Given my current condition, it was easy to muster the patience needed to watch the 3 and a half hour Russian period film, Dr. Zhivago. I tried to watch it once in high school with my girlfriend, but only succeeded in turning a 3.5 hour film into 2.8 hours of making out. The only thing I took away from the movie was a pair of chapped lips.
Second time around, I found the story pretty engaging: the protaganist, Zhivago, is caught in the midst of World War I, the Russian revolution, and the two women he loves. Quite a tangle. But better than the story itself is the dramatic backdrop it creates for Russia during the Bolshevik revolution.

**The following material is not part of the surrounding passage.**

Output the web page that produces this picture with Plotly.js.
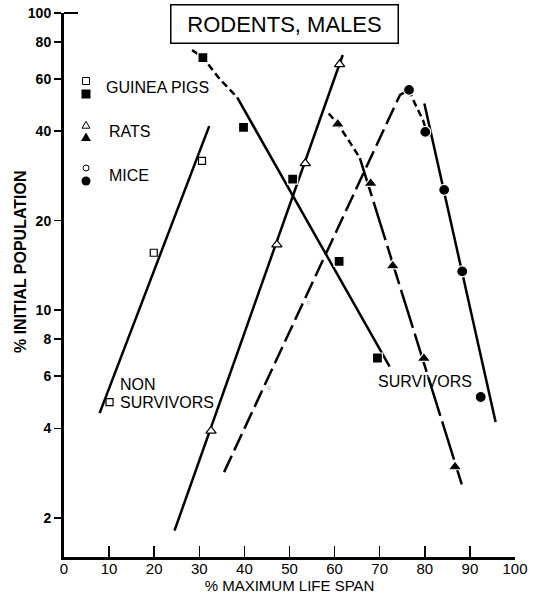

The film prompted me to brush the potato chips off the keyboard and do a little additional reading about the folks who started the Russian revolution. While researching, I came across a useful historical andecdote about Leon Trotsky and the Treaty of Brest-Litovsk during the first World War.
The situation was this: Russia under the Bolsheviks was torn in too many directions - Germans to the West and internal factions struggling for power after the fall of the Tsar. To relieve some pressure, Lenin sent Trotsky to the Western Front to negotiate an armistice with Germany. In return for peace, the Germans asked for Poland and Lithuania (which, according to Wikipedia was an "easy deal"). Trotsky refused, wanting to maintain Russia's borders and to save face. Neither party would compromise. Trotsky, irritated with the Germans, stepped away from the negotiations with the solution "No war, no peace" (turn of phrase, courtesy of the Wikipedian)
This non-agreement resulted in nothing, of course, and 8 days later the Central Powers abandoned the armistice, took over Ukraine, Belarus, and the Baltic States and threatened Petrograd. The Bolsheviks were backed into a corner. To stop the onslaught, Russia had to concede Finland, the Baltic States, Poland, Belarus, Ukriaine and all land captured during the Russo-Turkish War.
This little history lesson reminded me, much as a sage co-worker had a couple of weeks ago:
Make a decision, lest the opportunity to choose be taken from you.